Delhi, Nov 30
An Indian researcher has developed a unique innovation of a prototype of a smart system that can protect power grids from short-circuits by either automatically diverting the current into a parallel shunt (external resistance to bypass maximum current) or limiting a current surge by developing high resistance in the current path.
Short-circuit situations also often occur in power distribution networks like power grids, resulting in huge current surges that can damage the power grids as they are not designed to handle the large surge current. These surges (fault current) damage the power grids causing major economic loss and disruption in the electricity supply.
In recent years a new fault current limiter technology has been developed, namely, using superconductors. These are called as superconducting fault current limiters (SCFL). This technology developed is based on the property of superconductors offering zero resistance to currents up to a threshold current value, namely, the critical current. At currents beyond the critical current, the resistance of the superconductor becomes high. Thus, the SCFL’s operating principle is that when the fault current exceeds the critical current of the superconductor, its resistance becomes high. This reduces the fault current, and when the fault current reduces below the threshold critical current, the normal zero resistance mode offering operation returns. The SCFL is energy efficient in its operation. Companies in the west are already investing in superconducting fault current limiters (SCFL) technology.
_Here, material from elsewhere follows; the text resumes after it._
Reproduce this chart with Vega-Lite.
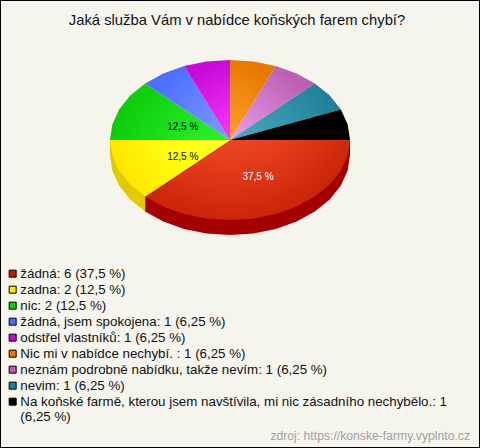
{"$schema":"https://vega.github.io/schema/vega-lite/v6.json","width":480,"height":448,"padding":0,"autosize":{"type":"none"},"background":"#f5f5ee","config":{"font":"Liberation Sans","view":{"stroke":"#000000","strokeWidth":2,"fill":"#f5f5ee"}},
"title":{"text":"Jaká služba Vám v nabídce koňských farem chybí?","fontSize":14.8,"fontWeight":"normal","font":"Liberation Sans","color":"#111111","anchor":"middle","dx":-3,"offset":-28},
"datasets":{
"slices":[{"label":"žádná: 6 (37,5 %)","count":6,"x":0,"y":0},{"label":"zadna: 2 (12,5 %)","count":2,"x":0,"y":0},{"label":"nic: 2 (12,5 %)","count":2,"x":0,"y":0},{"label":"žádná, jsem spokojena: 1 (6,25 %)","count":1,"x":0,"y":0},{"label":"odstřel vlastníků: 1 (6,25 %)","count":1,"x":0,"y":0},{"label":"Nic mi v nabídce nechybí. : 1 (6,25 %)","count":1,"x":0,"y":0},{"label":"neznám podrobně nabídku, takže nevím: 1 (6,25 %)","count":1,"x":0,"y":0},{"label":"nevim: 1 (6,25 %)","count":1,"x":0,"y":0},{"label":"Na koňské farmě, kterou jsem navštívila, mi nic zásadního nechybělo.: 1 (6,25 %)","count":1,"x":0,"y":0}],
"pctLabels":[{"text":"37,5 %","x":0.233,"y":0.46,"tone":"w"},{"text":"12,5 %","x":-0.394,"y":-0.16,"tone":"b"},{"text":"12,5 %","x":-0.394,"y":0.213,"tone":"b"}],
"source":[{"text":"zdroj: https://konske-farmy.vyplnto.cz","x":2.0,"y":3.7}],
"rimRed":[{"o":0,"x":1,"y":0},{"o":1,"x":1,"y":0.1875},{"o":2,"x":0.9808,"y":0.3826},{"o":3,"x":0.9239,"y":0.5702},{"o":4,"x":0.8315,"y":0.7431},{"o":5,"x":0.7071,"y":0.8946},{"o":6,"x":0.5556,"y":1.019},{"o":7,"x":0.3827,"y":1.1114},{"o":8,"x":0.1951,"y":1.1683},{"o":9,"x":0,"y":1.1875},{"o":10,"x":-0.1951,"y":1.1683},{"o":11,"x":-0.3827,"y":1.1114},{"o":12,"x":-0.5556,"y":1.019},{"o":13,"x":-0.7071,"y":0.8946},{"o":14,"x":-0.7071,"y":0.7071}],
"rimYellow":[{"o":0,"x":-0.7071,"y":0.7071},{"o":1,"x":-0.7071,"y":0.8946},{"o":2,"x":-0.8315,"y":0.7431},{"o":3,"x":-0.9239,"y":0.5702},{"o":4,"x":-0.9808,"y":0.3826},{"o":5,"x":-1,"y":0.1875},{"o":6,"x":-1,"y":0}],
"red":[{"o":0,"x":0,"y":0},{"o":1,"x":1,"y":0},{"o":2,"x":0.9808,"y":0.1951},{"o":3,"x":0.9239,"y":0.3827},{"o":4,"x":0.8315,"y":0.5556},{"o":5,"x":0.7071,"y":0.7071},{"o":6,"x":0.5556,"y":0.8315},{"o":7,"x":0.3827,"y":0.9239},{"o":8,"x":0.1951,"y":0.9808},{"o":9,"x":0,"y":1},{"o":10,"x":-0.1951,"y":0.9808},{"o":11,"x":-0.3827,"y":0.9239},{"o":12,"x":-0.5556,"y":0.8315},{"o":13,"x":-0.7071,"y":0.7071}],
"yellow":[{"o":0,"x":0,"y":0},{"o":1,"x":-0.7071,"y":0.7071},{"o":2,"x":-0.8315,"y":0.5556},{"o":3,"x":-0.9239,"y":0.3827},{"o":4,"x":-0.9808,"y":0.1951},{"o":5,"x":-1,"y":0}],
"green":[{"o":0,"x":0,"y":0},{"o":1,"x":-1,"y":0},{"o":2,"x":-0.9808,"y":-0.1951},{"o":3,"x":-0.9239,"y":-0.3827},{"o":4,"x":-0.8315,"y":-0.5556},{"o":5,"x":-0.7071,"y":-0.7071}],
"blue":[{"o":0,"x":0,"y":0},{"o":1,"x":-0.7071,"y":-0.7071},{"o":2,"x":-0.5556,"y":-0.8315},{"o":3,"x":-0.3827,"y":-0.9239}],
"magenta":[{"o":0,"x":0,"y":0},{"o":1,"x":-0.3827,"y":-0.9239},{"o":2,"x":-0.1951,"y":-0.9808},{"o":3,"x":0,"y":-1}],
"orange":[{"o":0,"x":0,"y":0},{"o":1,"x":0,"y":-1},{"o":2,"x":0.1951,"y":-0.9808},{"o":3,"x":0.3827,"y":-0.9239}],
"violet":[{"o":0,"x":0,"y":0},{"o":1,"x":0.3827,"y":-0.9239},{"o":2,"x":0.5556,"y":-0.8315},{"o":3,"x":0.7071,"y":-0.7071}],
"teal":[{"o":0,"x":0,"y":0},{"o":1,"x":0.7071,"y":-0.7071},{"o":2,"x":0.8315,"y":-0.5556},{"o":3,"x":0.9239,"y":-0.3827}],
"black":[{"o":0,"x":0,"y":0},{"o":1,"x":0.9239,"y":-0.3827},{"o":2,"x":0.9808,"y":-0.1951},{"o":3,"x":1,"y":0}]
},
"encoding":{
"x":{"field":"x","type":"quantitative","axis":null,"scale":{"domain":[-1.91667,2.08333],"nice":false,"zero":false}},
"y":{"field":"y","type":"quantitative","axis":null,"scale":{"domain":[-1.75,3.85],"nice":false,"zero":false,"reverse":true}}
},
"layer":[
{"data":{"name":"slices"},"mark":{"type":"point","filled":true,"shape":"square","opacity":0},"encoding":{"color":{"field":"label","type":"nominal","scale":{"domain":["žádná: 6 (37,5 %)","zadna: 2 (12,5 %)","nic: 2 (12,5 %)","žádná, jsem spokojena: 1 (6,25 %)","odstřel vlastníků: 1 (6,25 %)","Nic mi v nabídce nechybí. : 1 (6,25 %)","neznám podrobně nabídku, takže nevím: 1 (6,25 %)","nevim: 1 (6,25 %)","Na koňské farmě, kterou jsem navštívila, mi nic zásadního nechybělo.: 1 (6,25 %)"],"range":["#c41a00","#ffe600","#0ccb0c","#4d6eff","#c80ad8","#e87800","#bb5fb5","#1f7f96","#000000"]},"legend":{"orient":"none","legendX":6,"legendY":267,"title":null,"symbolType":"square","symbolSize":49,"symbolOpacity":1,"symbolStrokeColor":"#000000","symbolStrokeWidth":1,"labelFont":"Liberation Sans","labelFontSize":13.33,"labelColor":"#111111","labelLimit":470,"labelOffset":1,"rowPadding":2,"labelExpr":"indexof(datum.label,'nechybělo')>0 ? [substring(datum.label,0,indexof(datum.label,'(')-1), substring(datum.label,indexof(datum.label,'('))] : datum.label"}}}},
{"data":{"name":"rimRed"},"mark":{"type":"line","filled":true,"fill":"#a50000","stroke":null},"encoding":{"order":{"field":"o"}}},
{"data":{"name":"rimYellow"},"mark":{"type":"line","filled":true,"fill":"#e3c900","stroke":null},"encoding":{"order":{"field":"o"}}},
{"data":{"name":"red"},"mark":{"type":"line","filled":true,"stroke":null,"fill":{"gradient":"radial","x1":0.414,"y1":0,"r1":0,"x2":0.414,"y2":0,"r2":0.85,"stops":[{"offset":0,"color":"#ff5f40"},{"offset":0.5,"color":"#e43c1c"},{"offset":1,"color":"#bd1800"}]}},"encoding":{"order":{"field":"o"}}},
{"data":{"name":"yellow"},"mark":{"type":"line","filled":true,"stroke":null,"fill":{"gradient":"radial","x1":1,"y1":0,"r1":0,"x2":1,"y2":0,"r2":1.05,"stops":[{"offset":0,"color":"#ffff33"},{"offset":0.55,"color":"#ffff14"},{"offset":1,"color":"#ffe600"}]}},"encoding":{"order":{"field":"o"}}},
{"data":{"name":"green"},"mark":{"type":"line","filled":true,"stroke":null,"fill":{"gradient":"radial","x1":1,"y1":1,"r1":0,"x2":1,"y2":1,"r2":1.05,"stops":[{"offset":0,"color":"#33ff33"},{"offset":1,"color":"#0ccb0c"}]}},"encoding":{"order":{"field":"o"}}},
{"data":{"name":"blue"},"mark":{"type":"line","filled":true,"stroke":null,"fill":{"gradient":"radial","x1":1,"y1":1,"r1":0,"x2":1,"y2":1,"r2":1.1,"stops":[{"offset":0,"color":"#80a0ff"},{"offset":1,"color":"#4d6eff"}]}},"encoding":{"order":{"field":"o"}}},
{"data":{"name":"magenta"},"mark":{"type":"line","filled":true,"stroke":null,"fill":{"gradient":"radial","x1":1,"y1":1,"r1":0,"x2":1,"y2":1,"r2":1.05,"stops":[{"offset":0,"color":"#ff40ff"},{"offset":1,"color":"#c80ad8"}]}},"encoding":{"order":{"field":"o"}}},
{"data":{"name":"orange"},"mark":{"type":"line","filled":true,"stroke":null,"fill":{"gradient":"radial","x1":0,"y1":1,"r1":0,"x2":0,"y2":1,"r2":1.05,"stops":[{"offset":0,"color":"#ffa833"},{"offset":1,"color":"#e87800"}]}},"encoding":{"order":{"field":"o"}}},
{"data":{"name":"violet"},"mark":{"type":"line","filled":true,"stroke":null,"fill":{"gradient":"radial","x1":0,"y1":1,"r1":0,"x2":0,"y2":1,"r2":1.1,"stops":[{"offset":0,"color":"#eea0ee"},{"offset":1,"color":"#bb5fb5"}]}},"encoding":{"order":{"field":"o"}}},
{"data":{"name":"teal"},"mark":{"type":"line","filled":true,"stroke":null,"fill":{"gradient":"radial","x1":0,"y1":1,"r1":0,"x2":0,"y2":1,"r2":1.1,"stops":[{"offset":0,"color":"#52b5cc"},{"offset":1,"color":"#1f7f96"}]}},"encoding":{"order":{"field":"o"}}},
{"data":{"name":"black"},"mark":{"type":"line","filled":true,"stroke":null,"fill":"#000000"},"encoding":{"order":{"field":"o"}}},
{"data":{"name":"pctLabels"},"mark":{"type":"text","fontSize":10,"font":"Liberation Sans"},"encoding":{"text":{"field":"text"},"color":{"field":"tone","type":"nominal","scale":{"domain":["w","b"],"range":["#ffffff","#111111"]},"legend":null}}},
{"data":{"name":"source"},"mark":{"type":"text","fontSize":12.2,"font":"Liberation Sans","align":"right","color":"#a0a0a0"},"encoding":{"text":{"field":"text"}}}
],
"resolve":{"scale":{"color":"independent"}}
}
However, they are expensive, with an approximate cost of each superconducting fault current limiter being in the range of Euro 1 million ~ Rupees 8,00,00,000 (Eight crores).
Prof. Satyajit Banerjee from the Indian Institute of Technology Kanpur (IIT Kanpur) and his group (Md. Arif Ali) have indigenously developed a unique innovation of a prototype of a Smart Superconducting Fault Current Limiter (SCFLsm), which has a circuit wherein a superconducting element has an array of hall sensors distributed around the superconductor.
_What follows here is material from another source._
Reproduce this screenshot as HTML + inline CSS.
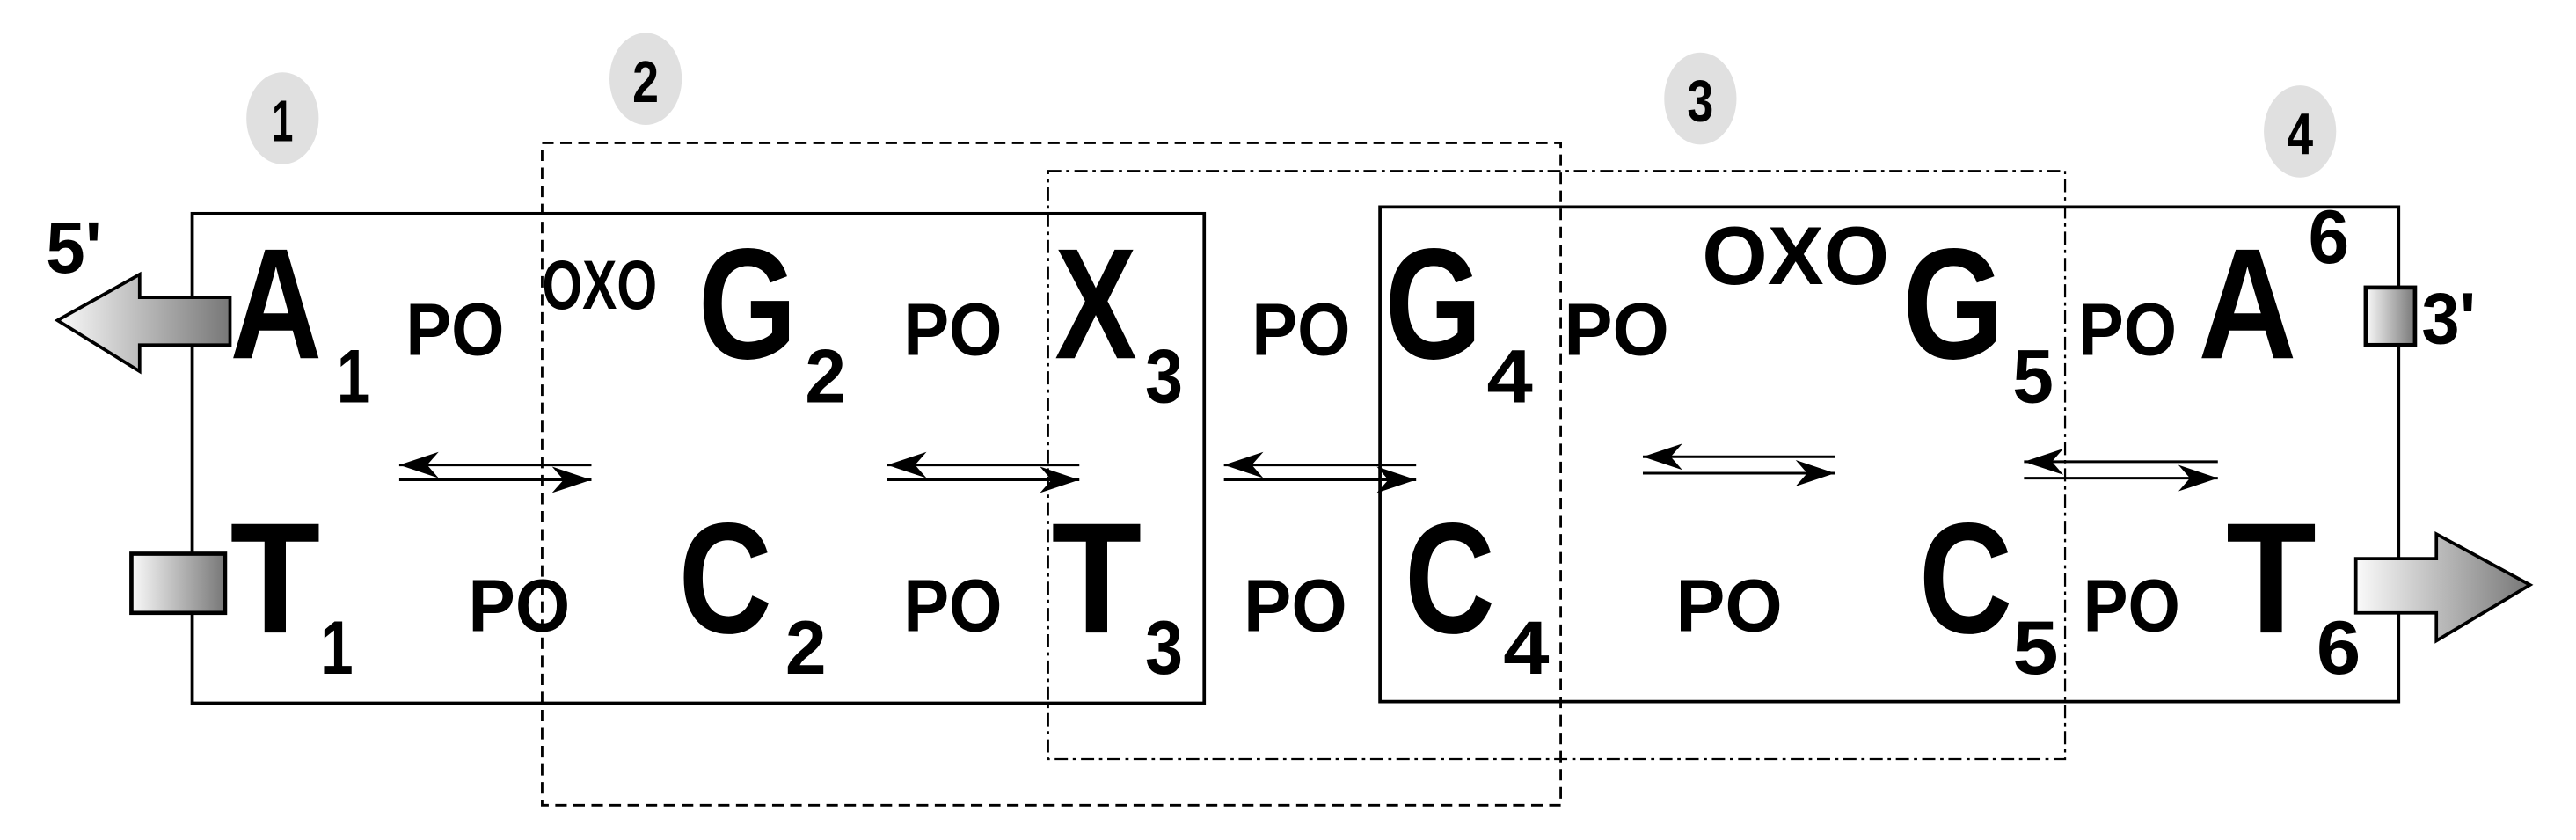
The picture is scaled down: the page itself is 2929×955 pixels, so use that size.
<!DOCTYPE html>
<html><head><meta charset="utf-8"><style>
html,body{margin:0;padding:0;background:#fff}
svg{display:block}
text{font-family:"Liberation Sans",Arial,sans-serif;font-weight:bold;fill:#000}
</style></head><body>
<svg width="2929" height="955" viewBox="0 0 1568 511.25" preserveAspectRatio="none" xmlns="http://www.w3.org/2000/svg">
<defs>
<linearGradient id="g" x1="0" x2="1" y1="0" y2="0"><stop offset="0" stop-color="#fafafa"/><stop offset="1" stop-color="#777"/></linearGradient>
<marker id="ah" viewBox="0 0 24 16" refX="24" refY="8" markerWidth="24" markerHeight="16" markerUnits="userSpaceOnUse" orient="auto"><path d="M0,0 L24,8 L0,16 L7,8 Z" fill="#000"/></marker>
</defs>
<g fill="#e0e0e0">
<ellipse cx="172" cy="72" rx="22" ry="28"/><ellipse cx="393" cy="48" rx="22" ry="28"/>
<ellipse cx="1035" cy="60" rx="22" ry="28"/><ellipse cx="1400" cy="80" rx="22" ry="28"/>
</g>
<text x="172" y="86" font-size="36" text-anchor="middle" textLength="13" lengthAdjust="spacingAndGlyphs">1</text>
<text x="393" y="62" font-size="36" text-anchor="middle" textLength="16" lengthAdjust="spacingAndGlyphs">2</text>
<text x="1035" y="74" font-size="36" text-anchor="middle" textLength="16" lengthAdjust="spacingAndGlyphs">3</text>
<text x="1400" y="94" font-size="36" text-anchor="middle" textLength="16" lengthAdjust="spacingAndGlyphs">4</text>
<g fill="none" stroke="#000">
<rect x="117" y="130" width="616" height="298" stroke-width="2"/>
<rect x="840" y="126" width="620" height="301" stroke-width="2"/>
<rect x="330" y="87" width="620" height="403" stroke-width="1.5" stroke-dasharray="7,4"/>
<rect x="638" y="104" width="619" height="358" stroke-width="1.2" stroke-dasharray="8,3,2,3"/>
</g>
<path d="M140,181 L85,181 L85,167 L35,195 L85,226 L85,210 L140,210 Z" fill="url(#g)" stroke="#000" stroke-width="2"/>
<rect x="80" y="337" width="57" height="36" fill="url(#g)" stroke="#000" stroke-width="2.5"/>
<rect x="1440" y="175" width="30" height="35" fill="url(#g)" stroke="#000" stroke-width="2.5"/>
<path d="M1434,340 L1483,340 L1483,325 L1540,356 L1483,390 L1483,373 L1434,373 Z" fill="url(#g)" stroke="#000" stroke-width="2"/>
<text x="28" y="166" font-size="44" textLength="34" lengthAdjust="spacingAndGlyphs">5'</text>
<text x="1474" y="209" font-size="44" textLength="33" lengthAdjust="spacingAndGlyphs">3'</text>
<g stroke="#000" stroke-width="1.6">
<line x1="360" y1="283" x2="243" y2="283" marker-end="url(#ah)"/><line x1="243" y1="292" x2="360" y2="292" marker-end="url(#ah)"/>
<line x1="657" y1="283" x2="540" y2="283" marker-end="url(#ah)"/><line x1="540" y1="292" x2="657" y2="292" marker-end="url(#ah)"/>
<line x1="862" y1="283" x2="745" y2="283" marker-end="url(#ah)"/><line x1="745" y1="292" x2="862" y2="292" marker-end="url(#ah)"/>
<line x1="1117" y1="278" x2="1000" y2="278" marker-end="url(#ah)"/><line x1="1000" y1="288" x2="1117" y2="288" marker-end="url(#ah)"/>
<line x1="1350" y1="281" x2="1232" y2="281" marker-end="url(#ah)"/><line x1="1232" y1="291" x2="1350" y2="291" marker-end="url(#ah)"/>
</g>
<g font-size="96">
<text x="140" y="218" textLength="56" lengthAdjust="spacingAndGlyphs">A</text>
<text x="425" y="218" textLength="60" lengthAdjust="spacingAndGlyphs">G</text>
<text x="642" y="218" textLength="50" lengthAdjust="spacingAndGlyphs">X</text>
<text x="843" y="218" textLength="59" lengthAdjust="spacingAndGlyphs">G</text>
<text x="1158" y="218" textLength="62" lengthAdjust="spacingAndGlyphs">G</text>
<text x="1338" y="218" textLength="60" lengthAdjust="spacingAndGlyphs">A</text>
<text x="140" y="385" textLength="55" lengthAdjust="spacingAndGlyphs">T</text>
<text x="413" y="385" textLength="57" lengthAdjust="spacingAndGlyphs">C</text>
<text x="640" y="385" textLength="55" lengthAdjust="spacingAndGlyphs">T</text>
<text x="855" y="385" textLength="55" lengthAdjust="spacingAndGlyphs">C</text>
<text x="1168" y="385" textLength="57" lengthAdjust="spacingAndGlyphs">C</text>
<text x="1355" y="385" textLength="55" lengthAdjust="spacingAndGlyphs">T</text>
</g>
<g font-size="46">
<text x="205" y="245" textLength="20" lengthAdjust="spacingAndGlyphs">1</text>
<text x="490" y="245" textLength="25" lengthAdjust="spacingAndGlyphs">2</text>
<text x="697" y="245" textLength="23" lengthAdjust="spacingAndGlyphs">3</text>
<text x="905" y="245" textLength="28" lengthAdjust="spacingAndGlyphs">4</text>
<text x="1225" y="245" textLength="25" lengthAdjust="spacingAndGlyphs">5</text>
<text x="1405" y="160" textLength="25" lengthAdjust="spacingAndGlyphs">6</text>
<text x="195" y="410" textLength="20" lengthAdjust="spacingAndGlyphs">1</text>
<text x="478" y="410" textLength="25" lengthAdjust="spacingAndGlyphs">2</text>
<text x="697" y="410" textLength="23" lengthAdjust="spacingAndGlyphs">3</text>
<text x="915" y="410" textLength="28" lengthAdjust="spacingAndGlyphs">4</text>
<text x="1225" y="410" textLength="28" lengthAdjust="spacingAndGlyphs">5</text>
<text x="1410" y="410" textLength="27" lengthAdjust="spacingAndGlyphs">6</text>
</g>
<g font-size="45">
<text x="247" y="216" textLength="60" lengthAdjust="spacingAndGlyphs">PO</text>
<text x="550" y="216" textLength="60" lengthAdjust="spacingAndGlyphs">PO</text>
<text x="762" y="216" textLength="60" lengthAdjust="spacingAndGlyphs">PO</text>
<text x="952" y="216" textLength="64" lengthAdjust="spacingAndGlyphs">PO</text>
<text x="1265" y="216" textLength="60" lengthAdjust="spacingAndGlyphs">PO</text>
<text x="285" y="384" textLength="62" lengthAdjust="spacingAndGlyphs">PO</text>
<text x="550" y="384" textLength="60" lengthAdjust="spacingAndGlyphs">PO</text>
<text x="757" y="384" textLength="63" lengthAdjust="spacingAndGlyphs">PO</text>
<text x="1020" y="384" textLength="65" lengthAdjust="spacingAndGlyphs">PO</text>
<text x="1268" y="384" textLength="59" lengthAdjust="spacingAndGlyphs">PO</text>
<text x="330" y="188" font-size="42" textLength="70" lengthAdjust="spacingAndGlyphs">OXO</text>
</g>
<text x="1036" y="173" font-size="50" textLength="114" lengthAdjust="spacingAndGlyphs">OXO</text>
</svg>
</body></html>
This circuit is connected in parallel to a low resistance shunt through a switch. The array of hall sensors allows continuous monitoring of current flowing through different regions of the superconductor used in the SCFLsm. Precise and continuous motoring of the current through the fault limiting superconducting element can trigger automatic action, like, diverting the current into a parallel shunt and protecting the grid. This smart aspect of the SCFLsm is that it allows for fault limiting action at any user-settable, predetermined threshold value of current flowing through the SCFLsm. This feature is unlike a conventional SCFL where fault limiting action sets in only the critical current value, which is fixed by the material of the superconductor and the processing it underwent during the synthesis of the superconductor.
Another advantage is that the SCFLsm allows for the continuous monitoring and mapping of the current distribution across the superconductor used inside it. This enables the direct visualization of any instability setting in the SCFLsm during its operation. If any instability sets in the superconductor while the SCFLsm is operating at high currents, the mapping technology will detect its development. Subsequently, corrective action can be initiated to divert the current from the superconductor and protect the SCFL. Thus the common problem of failures of the superconductors experienced in conventional SCFL’s can be mitigated. The operation of this SCFLsm is completely automatic and independent of any manual intervention for resetting the system after a fault.
The technology developed with support from the Advanced Manufacturing Technologies Program of the Department of Science & Technology (DST), Government of India is in the 4th stage of Technology Readiness level, and a national patent has also been filed for the same. The prototype can be incorporated in any of the large power sector companies who are working with their standard superconducting fault current limiters.
Prof. Banerjee further plans to develop more efficient, large current automatic compact switches to divert current between superconductors to shunt. This will help diversion of the faulty as soon as it is detected by the smart sensors built into his SCFCLsm prototype.
He also plans to develop predictive (intelligence) capability in his smart SCFL to automatically detect when one is nearing the threshold of formation of instability in the superconducting element or even to detect when the system is approaching the stage of fault occurrence. In this situation, the system will develop smartness and have sensors that will impart it something akin to intelligence to take rudimentary decisions.